21/1/10

16 de abril de 1999

DE TARDE EN TARDE Y CON EL FIN DE ROMPER LA QUIMÉRICA CALMA QUE EXUDA EL UNIVERSO, disfruto la autotortura de imaginar a Diana trasmutada en un ave demasiado frágil para este mundo recio y malagradecido...

Un ser fantástico, infantil, un ave desprotegida a quien la anchura de sus alas nunca le permite mirarse en los espejos. (Lo cual no impediría que los demás podamos verla, aunque ella no pueda saber cómo la vemos: de una belleza sencilla y definitiva, irresistible en la práctica diaria de mirarla y mirarla.)

Aparenta inocencia; se muestra, se ofrece sin el más mínimo gesto de malicia; casi no es posible creerla real.

Uno solo quisiera protegerla, como si fuera una rara especie en extinción, salvarla...

Pero cuidarla de ese modo le impediría volar.
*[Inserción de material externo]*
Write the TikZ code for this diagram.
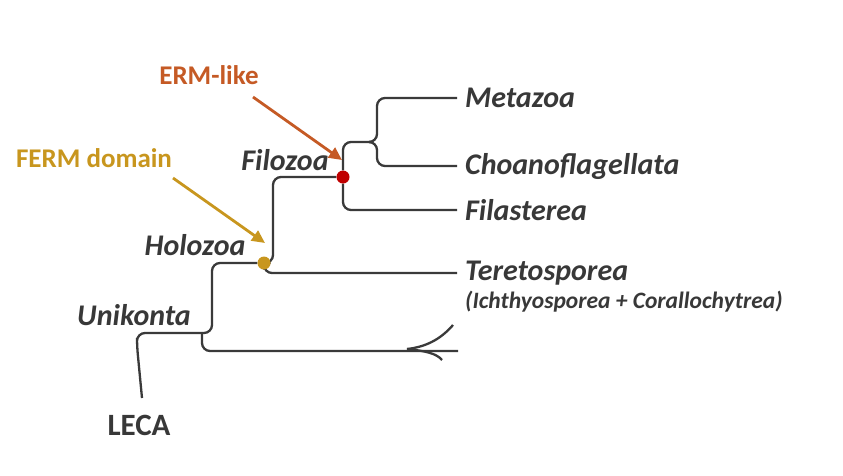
\documentclass[tikz,border=0pt]{standalone}
\usepackage{fontspec}
\setmainfont{Carlito}
\usetikzlibrary{arrows.meta,positioning}
\definecolor{branchgray}{HTML}{3A3A3A}
\definecolor{taxongray}{HTML}{383838}
\definecolor{ermorange}{HTML}{C55A25}
\definecolor{fermgold}{HTML}{C8961E}
\definecolor{dotred}{HTML}{C00000}
\pgfdeclarelayer{background}
\pgfsetlayers{background,main}

\begin{document}
\begin{tikzpicture}[
  x=1pt, y=-1pt,
  branch/.style={draw=branchgray, line width=2.3pt, rounded corners=8pt},
  taxon/.style={font=\fontsize{30}{34}\selectfont\bfseries\itshape, text=taxongray, anchor=west, inner sep=0pt},
  subtaxon/.style={font=\fontsize{23.5}{26}\selectfont\bfseries\itshape, text=taxongray, anchor=west, inner sep=0pt},
  clade/.style={font=\fontsize{30}{34}\selectfont\bfseries\itshape, text=taxongray, inner sep=0pt},
  gainlabel/.style={font=\fontsize{27}{30}\selectfont\bfseries, text=#1, inner sep=0pt},
  marker/.style={circle, fill=#1, inner sep=0pt, minimum size=13pt},
  gain/.style={-{Triangle[length=13pt,width=12pt]}, line width=2.8pt, draw=#1}
]
\useasboundingbox (0,0) rectangle (843,475);

% branch points
\coordinate (leca) at (142,398);
\coordinate (unikonta) at (202,333);
\node[marker=fermgold] (holozoa) at (264,263) {};
\node[marker=dotred] (filozoa) at (343,177) {};
\coordinate (choanozoa) at (373,142);
\coordinate (fork) at (407,349);
\coordinate (forkend) at (458,351);
\coordinate (forkup) at (453,325);
\coordinate (forkdown) at (442,360);

% taxa
\node[taxon] (metazoa) at (465,98) {Metazoa};
\node[taxon] (choano) at (465,166) {Choanoflagellata};
\node[taxon] (filasterea) at (465,210) {Filasterea};
\node[taxon] (teretosporea) at (465,273) {Teretosporea};
\node[subtaxon] (ichthyo) at (465,302) {(Ichthyosporea + Corallochytrea)};

% clades
\node[clade] (filozoalabel) at (285,160) {Filozoa};
\node[clade] (holozoalabel) at (195,245) {Holozoa};
\node[clade] (unikontalabel) at (134,315) {Unikonta};
\node[font=\fontsize{31}{34}\selectfont\bfseries, text=taxongray, inner sep=0pt] (lecalabel) at (139,425) {LECA};

% branches
\begin{pgfonlayer}{background}
\draw[branch] (leca) -- ++(-5,-52) |- (unikonta);
\draw[branch] (unikonta) -- ++(10,0) |- (holozoa);
\draw[branch] (unikonta) |- (forkend);
\draw[branch] (holozoa) -- ++(9,0) |- (filozoa);
\draw[branch] (holozoa) |- ([xshift=-8pt]teretosporea.west);
\draw[branch] (filozoa) |- (choanozoa);
\draw[branch] (filozoa) |- ([xshift=-8pt]filasterea.west);
\draw[branch] (choanozoa) -- ++(4,0) |- ([xshift=-8pt]metazoa.west);
\draw[branch] (choanozoa) -- ++(4,0) |- ([xshift=-8pt]choano.west);
\draw[branch] (fork) .. controls (425,347) and (440,340) .. (forkup);
\draw[branch] (fork) .. controls (425,351) and (436,353) .. (forkdown);
\end{pgfonlayer}

% gains
\node[gainlabel=ermorange] (erm) at (209,75) {ERM-like};
\node[gainlabel=fermgold] (ferm) at (94,158) {FERM domain};
\coordinate (ermtail) at (253,97);
\coordinate (ermtip) at (342,160);
\coordinate (fermtail) at (173,178);
\coordinate (fermtip) at (265,243);
\draw[gain=ermorange] (ermtail) -- (ermtip);
\draw[gain=fermgold] (fermtail) -- (fermtip);
\end{tikzpicture}
\end{document}
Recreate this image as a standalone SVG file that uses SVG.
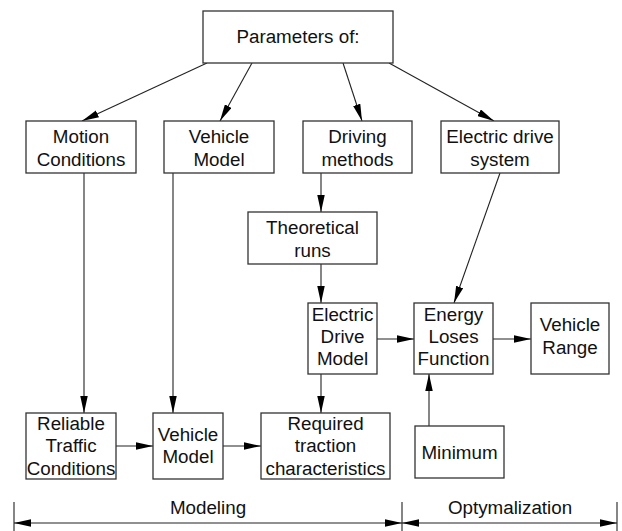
<svg xmlns="http://www.w3.org/2000/svg" width="622" height="531" viewBox="0 0 622 531">
<style>
.box{fill:#fff;stroke:#333;stroke-width:1.3}
.t{font-family:"Liberation Sans",Arial,sans-serif;font-size:18.8px;fill:#111;text-anchor:middle}
.c{fill:none;stroke:#222;stroke-width:1.1}
</style>
<defs>
<marker id="ah" markerUnits="userSpaceOnUse" markerWidth="18" markerHeight="8" refX="17" refY="3.75" orient="auto-start-reverse" viewBox="0 0 18 7.5">
<path d="M0,0 L17,3.75 L0,7.5 z" fill="#000"/>
</marker>
</defs>
<rect width="622" height="531" fill="#fff"/>
<g id="connectors">
<line class="c" x1="207" y1="63" x2="82" y2="121" marker-end="url(#ah)"/>
<line class="c" x1="252" y1="63" x2="220" y2="121" marker-end="url(#ah)"/>
<line class="c" x1="343" y1="63" x2="362" y2="121" marker-end="url(#ah)"/>
<line class="c" x1="389" y1="63" x2="494" y2="121" marker-end="url(#ah)"/>
<line class="c" x1="84" y1="173" x2="84" y2="413" marker-end="url(#ah)"/>
<line class="c" x1="173" y1="173" x2="173" y2="413" marker-end="url(#ah)"/>
<line class="c" x1="321" y1="173" x2="321" y2="212" marker-end="url(#ah)"/>
<line class="c" x1="321" y1="264" x2="321" y2="303" marker-end="url(#ah)"/>
<line class="c" x1="500" y1="173" x2="454" y2="303" marker-end="url(#ah)"/>
<line class="c" x1="377" y1="339" x2="414" y2="339" marker-end="url(#ah)"/>
<line class="c" x1="493" y1="339" x2="531" y2="339" marker-end="url(#ah)"/>
<line class="c" x1="429" y1="426" x2="429" y2="374" marker-end="url(#ah)"/>
<line class="c" x1="321" y1="374" x2="321" y2="413" marker-end="url(#ah)"/>
<line class="c" x1="116" y1="446" x2="153" y2="446" marker-end="url(#ah)"/>
<line class="c" x1="223" y1="446" x2="261" y2="446" marker-end="url(#ah)"/>
<line class="c" x1="14" y1="502" x2="14" y2="531"/>
<line class="c" x1="402" y1="502" x2="402" y2="531"/>
<line class="c" x1="617" y1="502" x2="617" y2="531"/>
<line class="c" x1="14" y1="523" x2="402" y2="523" marker-start="url(#ah)" marker-end="url(#ah)"/>
<line class="c" x1="402" y1="523" x2="617" y2="523" marker-start="url(#ah)" marker-end="url(#ah)"/>
</g>
<g id="params"><rect class="box" x="203" y="11" width="190" height="52"/><text class="t" x="298" y="43">Parameters of:</text></g>
<g id="motion"><rect class="box" x="26" y="121" width="110" height="52"/><text class="t" x="81" y="143">Motion</text><text class="t" x="81" y="166">Conditions</text></g>
<g id="vehicle-top"><rect class="box" x="164" y="121" width="110" height="52"/><text class="t" x="219" y="143">Vehicle</text><text class="t" x="219" y="166">Model</text></g>
<g id="driving"><rect class="box" x="303" y="121" width="109" height="52"/><text class="t" x="357.5" y="143">Driving</text><text class="t" x="357.5" y="166">methods</text></g>
<g id="eds"><rect class="box" x="441" y="121" width="118" height="52"/><text class="t" x="500" y="143">Electric drive</text><text class="t" x="500" y="166">system</text></g>
<g id="theoretical"><rect class="box" x="248" y="212" width="129" height="52"/><text class="t" x="312.5" y="234">Theoretical</text><text class="t" x="312.5" y="257">runs</text></g>
<g id="edm"><rect class="box" x="308" y="303" width="69" height="71"/><text class="t" x="342.5" y="321">Electric</text><text class="t" x="342.5" y="343">Drive</text><text class="t" x="342.5" y="365">Model</text></g>
<g id="energy"><rect class="box" x="414" y="303" width="79" height="71"/><text class="t" x="453.5" y="321">Energy</text><text class="t" x="453.5" y="343">Loses</text><text class="t" x="453.5" y="365">Function</text></g>
<g id="range"><rect class="box" x="531" y="303" width="78" height="71"/><text class="t" x="570" y="331">Vehicle</text><text class="t" x="570" y="354">Range</text></g>
<g id="reliable"><rect class="box" x="26" y="413" width="90" height="66"/><text class="t" x="71" y="430">Reliable</text><text class="t" x="71" y="452">Traffic</text><text class="t" x="71" y="475">Conditions</text></g>
<g id="vehicle-bottom"><rect class="box" x="153" y="413" width="70" height="66"/><text class="t" x="188" y="441">Vehicle</text><text class="t" x="188" y="463">Model</text></g>
<g id="required"><rect class="box" x="261" y="413" width="129" height="66"/><text class="t" x="325.5" y="430">Required</text><text class="t" x="325.5" y="452">traction</text><text class="t" x="325.5" y="475">characteristics</text></g>
<g id="minimum"><rect class="box" x="415" y="426" width="89" height="52"/><text class="t" x="459.5" y="459">Minimum</text></g>
<g id="labels"><text class="t" x="208" y="514">Modeling</text><text class="t" x="510" y="514">Optymalization</text></g>
</svg>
Es la paradoja de la protección... A no ser que el refugio que la resguardara fuera tan grande como el cielo... Ella huye: no quiere que nadie le impida volar, aun si es recluyéndola en un cielo inmenso.

¿Sabe acaso que nunca podrá evitar que otros quieran tenerla cerca y admirarla y tocarla y seguramente poseerla?

Siempre habrá alguien a punto de devorarla.

Yo la quiero. Pero el precio de su afecto es tenerla entre los brazos solo el tiempo que dura un aleteo. Después, solo queda verla alzar vuelo, sin que siquiera ella sepa dónde va... Su fragilidad, simulada o no ante sí misma, se convierte en una imperiosa tiranía: sabe, esto sí, que desde lejos nadie podrá jamás doblegar su ímpetu; esa brecha es su guarida.

Un soplo mínimo de aire levanta sus alas y se va. A una distancia imposible de recorrer veo aún el esplendor batiente de su envergadura. Me pregunto, no sin envidia, hasta dónde será capaz de volar.